On a beaucoup parlé ces derniers jours de la crise bancaire à Chypre. Mais peu de la situation de ce pays mal connu. Toujours au service des plus curieux de nos lecteurs, voici quelques précisions oubliées par Wikipedia.

Chypre est un pays confédéral, c’est-à-dIre un régime politique incompréhensible dont la signification dépend de celui qui l’invoque. Disons que le confédéralisme à la chypriote désigne un état indépendant composé de deux républiques elles aussi indépendantes qui se tournent le dos et ne veulent rien avoir en commun même pas le café baptisé grec ou turc selon qu’on le boit en-deçà ou au-delà de la frontière linguistique. Un pays. Deux langues. Et des politiciens qui ne se comprennent pas.

Ils devraient prendre exemple sur la Belgique, un état composé de deux, de trois ou de quatre régions différentes, selon votre interlocuteur. On n’y parle pas non plus la même langue mais le nord et le sud se comprennent quand il s’agit de fixer le montant des impôts complémentaires, de commander du lait russe ou de la dame blanche et de se plaindre de la pluie glacée qui frappe indistinctement le nord et le sud avec la même furie.

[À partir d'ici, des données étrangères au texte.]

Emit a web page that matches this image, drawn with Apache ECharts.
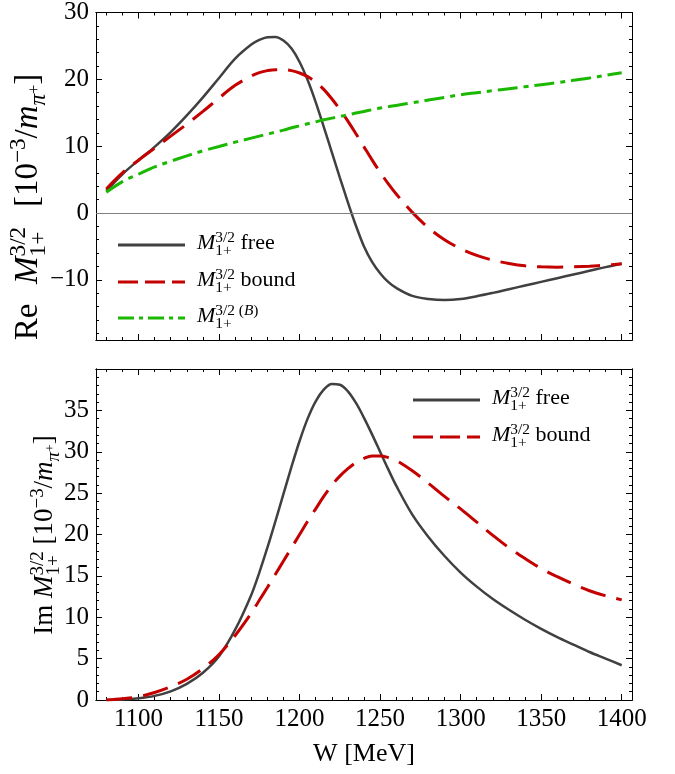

Le sud de l’île est, d’après le nord, habité par des paresseux qui vivent de l’argent de l’Europe et qui célèbrent l’amour plutôt que le boulot. Ca tombe bien, la déesse Aphrodite est justement née, d’après la légende, dans le sud, sur un coin du rivage à l’époque sauvage et désolé, battu par le vent mais aujourd’hui protégé par le béton massif de banques russes.

Ils devraient prendre exemple sur les Belges. Le sud du pays est, d’après le nord, peuplé de paresseux qui vivent de l’argent de l’Europe et des Flamands et qui célèbrent l’amour du parti socialiste. Ca tombe bien. Le premier ministre Elio Di Rupo est né, selon la légende, dans un coin qui à l’époque était couvert par la masse des tours de chevalement des mines et aujourd’hui par des terrils sauvages et désolés battus par le vent.

L’économie du sud de l’île vit au-dessus de ses moyens grâce à des banques qui vivent des économies placées par des oligarques russes vivant au-dessus de la moyenne de leurs concitoyens. Lorsque le sud veut taxer ses épargnants, ceux-ci s’empressent de transférer leurs comptes des banques du sud vers celles du nord, qui les attendaient depuis longtemps.

La Belgique devrait prendre exemple sur Chypre. Et se fabriquer un petit confédéralisme à deux qui permettrait de garder les épargnants étrangers dans le pays. Si le sud se montre trop gourmand, le nord se fera accueillant. Et vice-versa. Tant que le pognon reste chez nous, la déesse Aphrodite ou Dieu-sait-qui veillera sur l’avenir de notre chère nation et de ses banques.